[Exercise aim]:
Write out all the entries word for word, but skip any images.

Extracted data entries

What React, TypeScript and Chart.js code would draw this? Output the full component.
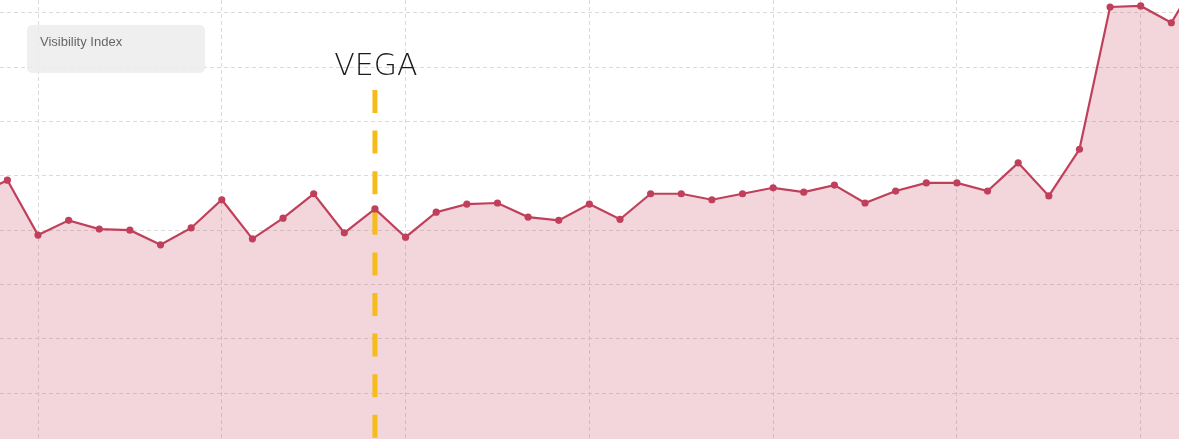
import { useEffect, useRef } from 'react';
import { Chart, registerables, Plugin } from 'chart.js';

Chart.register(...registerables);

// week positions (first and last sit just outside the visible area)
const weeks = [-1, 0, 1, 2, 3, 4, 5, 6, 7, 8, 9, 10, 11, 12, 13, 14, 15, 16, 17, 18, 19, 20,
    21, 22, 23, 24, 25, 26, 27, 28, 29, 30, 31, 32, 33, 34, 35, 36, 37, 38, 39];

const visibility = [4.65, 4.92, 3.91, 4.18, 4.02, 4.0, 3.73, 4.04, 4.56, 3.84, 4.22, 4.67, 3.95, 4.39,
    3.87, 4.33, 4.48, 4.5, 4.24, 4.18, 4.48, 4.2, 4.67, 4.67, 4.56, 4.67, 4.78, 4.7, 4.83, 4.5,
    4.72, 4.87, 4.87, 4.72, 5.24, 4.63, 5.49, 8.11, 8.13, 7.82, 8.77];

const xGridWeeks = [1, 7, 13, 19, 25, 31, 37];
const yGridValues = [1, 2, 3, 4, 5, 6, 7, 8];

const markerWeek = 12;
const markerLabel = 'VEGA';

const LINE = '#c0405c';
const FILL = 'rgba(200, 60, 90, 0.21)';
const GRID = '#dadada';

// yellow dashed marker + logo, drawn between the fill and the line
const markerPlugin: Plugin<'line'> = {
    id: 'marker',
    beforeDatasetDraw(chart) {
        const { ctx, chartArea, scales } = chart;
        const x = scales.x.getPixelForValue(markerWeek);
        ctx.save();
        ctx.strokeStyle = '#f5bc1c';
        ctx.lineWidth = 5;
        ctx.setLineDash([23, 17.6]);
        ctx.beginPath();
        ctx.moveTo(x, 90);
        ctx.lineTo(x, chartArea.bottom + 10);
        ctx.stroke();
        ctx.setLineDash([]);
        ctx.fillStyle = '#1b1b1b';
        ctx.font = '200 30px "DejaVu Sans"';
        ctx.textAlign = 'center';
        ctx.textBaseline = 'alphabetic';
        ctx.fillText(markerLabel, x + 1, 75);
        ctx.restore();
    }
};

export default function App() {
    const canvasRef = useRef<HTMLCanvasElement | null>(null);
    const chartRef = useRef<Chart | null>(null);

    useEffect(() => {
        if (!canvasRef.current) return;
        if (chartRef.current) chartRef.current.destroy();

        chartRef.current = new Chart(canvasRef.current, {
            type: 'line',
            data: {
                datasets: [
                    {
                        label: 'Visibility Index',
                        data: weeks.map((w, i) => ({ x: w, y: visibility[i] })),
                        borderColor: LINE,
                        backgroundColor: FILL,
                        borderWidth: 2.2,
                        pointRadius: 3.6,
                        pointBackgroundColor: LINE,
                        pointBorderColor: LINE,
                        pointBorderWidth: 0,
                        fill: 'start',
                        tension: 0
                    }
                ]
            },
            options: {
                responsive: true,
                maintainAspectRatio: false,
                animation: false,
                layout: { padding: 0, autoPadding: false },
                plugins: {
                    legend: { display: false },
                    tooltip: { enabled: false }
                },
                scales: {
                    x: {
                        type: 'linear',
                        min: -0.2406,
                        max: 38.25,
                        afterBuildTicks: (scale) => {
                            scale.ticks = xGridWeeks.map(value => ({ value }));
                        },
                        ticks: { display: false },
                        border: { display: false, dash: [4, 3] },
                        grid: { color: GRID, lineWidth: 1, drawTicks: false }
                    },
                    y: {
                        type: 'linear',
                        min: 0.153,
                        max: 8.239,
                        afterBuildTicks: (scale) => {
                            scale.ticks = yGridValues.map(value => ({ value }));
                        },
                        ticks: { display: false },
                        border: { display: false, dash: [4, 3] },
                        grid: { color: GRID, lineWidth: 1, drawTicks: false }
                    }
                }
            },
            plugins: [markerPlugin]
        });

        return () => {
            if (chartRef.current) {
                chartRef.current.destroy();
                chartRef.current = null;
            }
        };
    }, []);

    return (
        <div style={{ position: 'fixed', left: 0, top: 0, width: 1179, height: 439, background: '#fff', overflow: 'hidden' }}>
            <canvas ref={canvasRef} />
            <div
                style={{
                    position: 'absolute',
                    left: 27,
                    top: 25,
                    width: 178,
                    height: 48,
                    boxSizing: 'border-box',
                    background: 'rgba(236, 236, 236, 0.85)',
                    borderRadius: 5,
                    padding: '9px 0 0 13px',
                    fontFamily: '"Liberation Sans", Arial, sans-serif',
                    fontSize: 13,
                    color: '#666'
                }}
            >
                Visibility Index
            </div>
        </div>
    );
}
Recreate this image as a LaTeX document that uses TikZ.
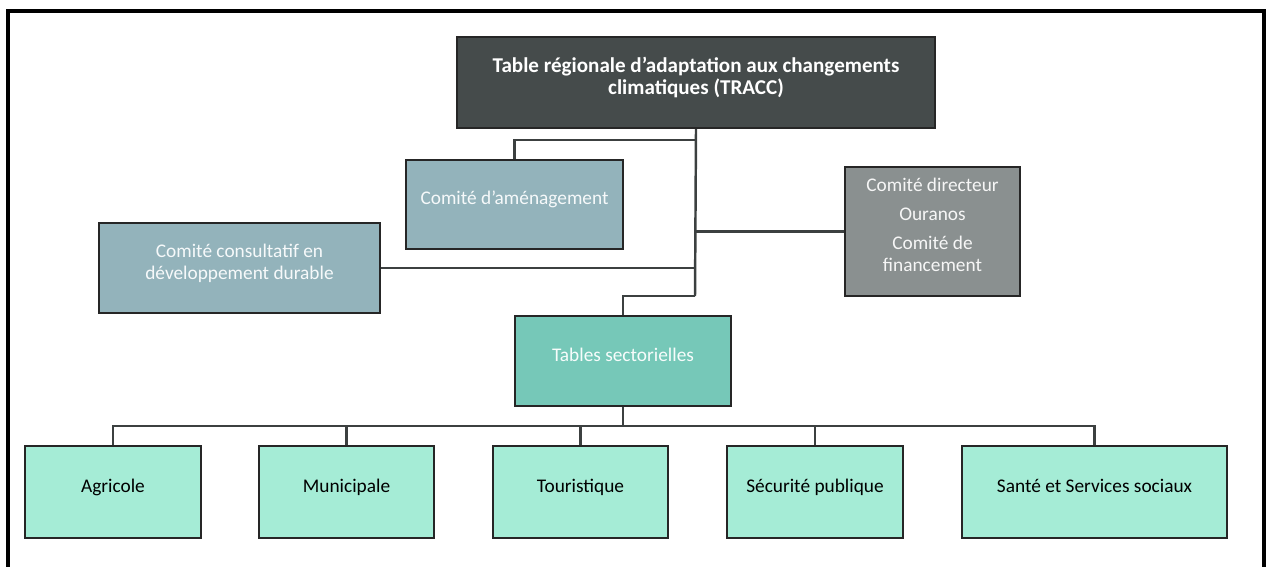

[Full output]:
What React, TypeScript and Chart.js code would draw this? Output the full component.
import { useEffect, useRef } from 'react';
import { Chart, registerables, Plugin } from 'chart.js';

Chart.register(...registerables);

// week positions (first and last sit just outside the visible area)
const weeks = [-1, 0, 1, 2, 3, 4, 5, 6, 7, 8, 9, 10, 11, 12, 13, 14, 15, 16, 17, 18, 19, 20,
    21, 22, 23, 24, 25, 26, 27, 28, 29, 30, 31, 32, 33, 34, 35, 36, 37, 38, 39];

const visibility = [4.65, 4.92, 3.91, 4.18, 4.02, 4.0, 3.73, 4.04, 4.56, 3.84, 4.22, 4.67, 3.95, 4.39,
    3.87, 4.33, 4.48, 4.5, 4.24, 4.18, 4.48, 4.2, 4.67, 4.67, 4.56, 4.67, 4.78, 4.7, 4.83, 4.5,
    4.72, 4.87, 4.87, 4.72, 5.24, 4.63, 5.49, 8.11, 8.13, 7.82, 8.77];

const xGridWeeks = [1, 7, 13, 19, 25, 31, 37];
const yGridValues = [1, 2, 3, 4, 5, 6, 7, 8];

const markerWeek = 12;
const markerLabel = 'VEGA';

const LINE = '#c0405c';
const FILL = 'rgba(200, 60, 90, 0.21)';
const GRID = '#dadada';

// yellow dashed marker + logo, drawn between the fill and the line
const markerPlugin: Plugin<'line'> = {
    id: 'marker',
    beforeDatasetDraw(chart) {
        const { ctx, chartArea, scales } = chart;
        const x = scales.x.getPixelForValue(markerWeek);
        ctx.save();
        ctx.strokeStyle = '#f5bc1c';
        ctx.lineWidth = 5;
        ctx.setLineDash([23, 17.6]);
        ctx.beginPath();
        ctx.moveTo(x, 90);
        ctx.lineTo(x, chartArea.bottom + 10);
        ctx.stroke();
        ctx.setLineDash([]);
        ctx.fillStyle = '#1b1b1b';
        ctx.font = '200 30px "DejaVu Sans"';
        ctx.textAlign = 'center';
        ctx.textBaseline = 'alphabetic';
        ctx.fillText(markerLabel, x + 1, 75);
        ctx.restore();
    }
};

export default function App() {
    const canvasRef = useRef<HTMLCanvasElement | null>(null);
    const chartRef = useRef<Chart | null>(null);

    useEffect(() => {
        if (!canvasRef.current) return;
        if (chartRef.current) chartRef.current.destroy();

        chartRef.current = new Chart(canvasRef.current, {
            type: 'line',
            data: {
                datasets: [
                    {
                        label: 'Visibility Index',
                        data: weeks.map((w, i) => ({ x: w, y: visibility[i] })),
                        borderColor: LINE,
                        backgroundColor: FILL,
                        borderWidth: 2.2,
                        pointRadius: 3.6,
                        pointBackgroundColor: LINE,
                        pointBorderColor: LINE,
                        pointBorderWidth: 0,
                        fill: 'start',
                        tension: 0
                    }
                ]
            },
            options: {
                responsive: true,
                maintainAspectRatio: false,
                animation: false,
                layout: { padding: 0, autoPadding: false },
                plugins: {
                    legend: { display: false },
                    tooltip: { enabled: false }
                },
                scales: {
                    x: {
                        type: 'linear',
                        min: -0.2406,
                        max: 38.25,
                        afterBuildTicks: (scale) => {
                            scale.ticks = xGridWeeks.map(value => ({ value }));
                        },
                        ticks: { display: false },
                        border: { display: false, dash: [4, 3] },
                        grid: { color: GRID, lineWidth: 1, drawTicks: false }
                    },
                    y: {
                        type: 'linear',
                        min: 0.153,
                        max: 8.239,
                        afterBuildTicks: (scale) => {
                            scale.ticks = yGridValues.map(value => ({ value }));
                        },
                        ticks: { display: false },
                        border: { display: false, dash: [4, 3] },
                        grid: { color: GRID, lineWidth: 1, drawTicks: false }
                    }
                }
            },
            plugins: [markerPlugin]
        });

        return () => {
            if (chartRef.current) {
                chartRef.current.destroy();
                chartRef.current = null;
            }
        };
    }, []);

    return (
        <div style={{ position: 'fixed', left: 0, top: 0, width: 1179, height: 439, background: '#fff', overflow: 'hidden' }}>
            <canvas ref={canvasRef} />
            <div
                style={{
                    position: 'absolute',
                    left: 27,
                    top: 25,
                    width: 178,
                    height: 48,
                    boxSizing: 'border-box',
                    background: 'rgba(236, 236, 236, 0.85)',
                    borderRadius: 5,
                    padding: '9px 0 0 13px',
                    fontFamily: '"Liberation Sans", Arial, sans-serif',
                    fontSize: 13,
                    color: '#666'
                }}
            >
                Visibility Index
            </div>
        </div>
    );
}
Recreate this image as a LaTeX document that uses TikZ.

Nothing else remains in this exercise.